Never, in all of my life, would I have come up with where I am now. But never, in all of my life, would I have thought I would be as blessed as I am today. Literally…I see what God was up to all along. Did I make some wrong turns along the way? Of course…or I wouldn’t be human. But I have literally seen God allowing me to graduate from the best schools (better than the ones I wanted to attend), marry the best woman (she was tailor-made for me!), father the 3 best sons (even though I wanted FIVE!…not anymore), and Pastor a church that has grown and stretched me in ways I didn’t think possible! Boy…what a journey.
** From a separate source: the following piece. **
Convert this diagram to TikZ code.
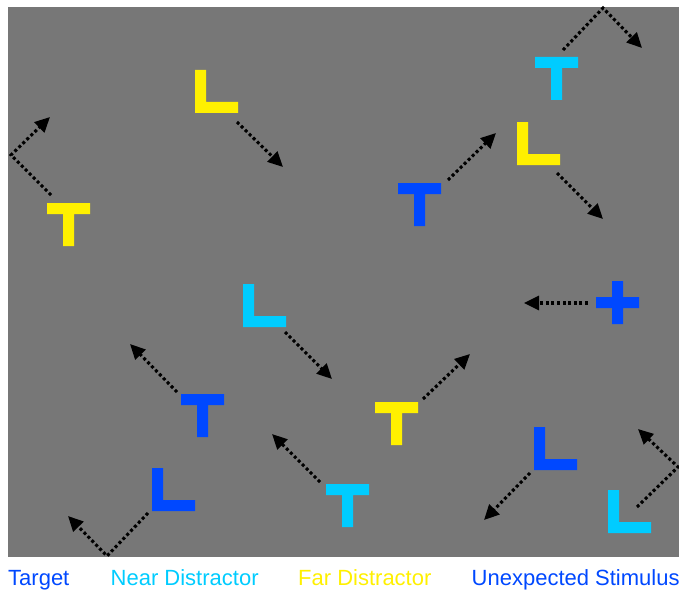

If someone were to come to me and say, “Let’s go back and give you all of the stuff, choices, people and places you once desire.” I would, without hesitation, say “You’re crazy!” I guess the saints of old put it like this: “I wouldn’t take nothing for my journey now.” Now does this imply that anything I wanted was not good? No way… I’d like to think I’ve always wanted the BEST! Morehouse and Princeton Seminary are AMAZING schools. The church I thought I’d pastor the rest of my life was one of the best! Dallas (the place I wanted to live) is an amazing city! The person I thought I’d be with the rest of my life has become an amazing wife to someone else; and they have amazing children. All of those things just weren’t God’s best for ME!
All in all, I continue to look forward to see what God is up to; and what God is up to in my marriage, our sons, this ministry God has entrusted unto me; and for the congregation of Mt. Salem. What a journey. I pray that God continues to guard my life, health, mind, wife and family for His glory and our good. The best is yet to come!
Look at God! Wrestling with your childhood struggles, my prayers were ever before you. Without getting into details of what they were, may I say as a parent, they were constant concerns with a fervent prayer that God will somehow help you overcome them, and offer some semblance of a productive life without much struggle to succeed. Me being in the yoke with you was challenging to (at ALL times) trust God how to handle the situation. Many times, what God said didn’t seem logical to me and a bit extreme, then other times not extreme enough. I’m shouting throughout this entire blog post. It is confirmation of the miracle working God we serve. I had hoped with all my heart you would be able to at least go to Junior College. BUT GOD! You’ve exceeded my expectations receiving a bachelor’s and master’s degrees from major universities, but never any doubts what God COULD DO! I love stories like these. Literally seeing the hand of GOD! THANK YOU FATHER! I love you son, and I’m grateful and happy for your station and joys in your life!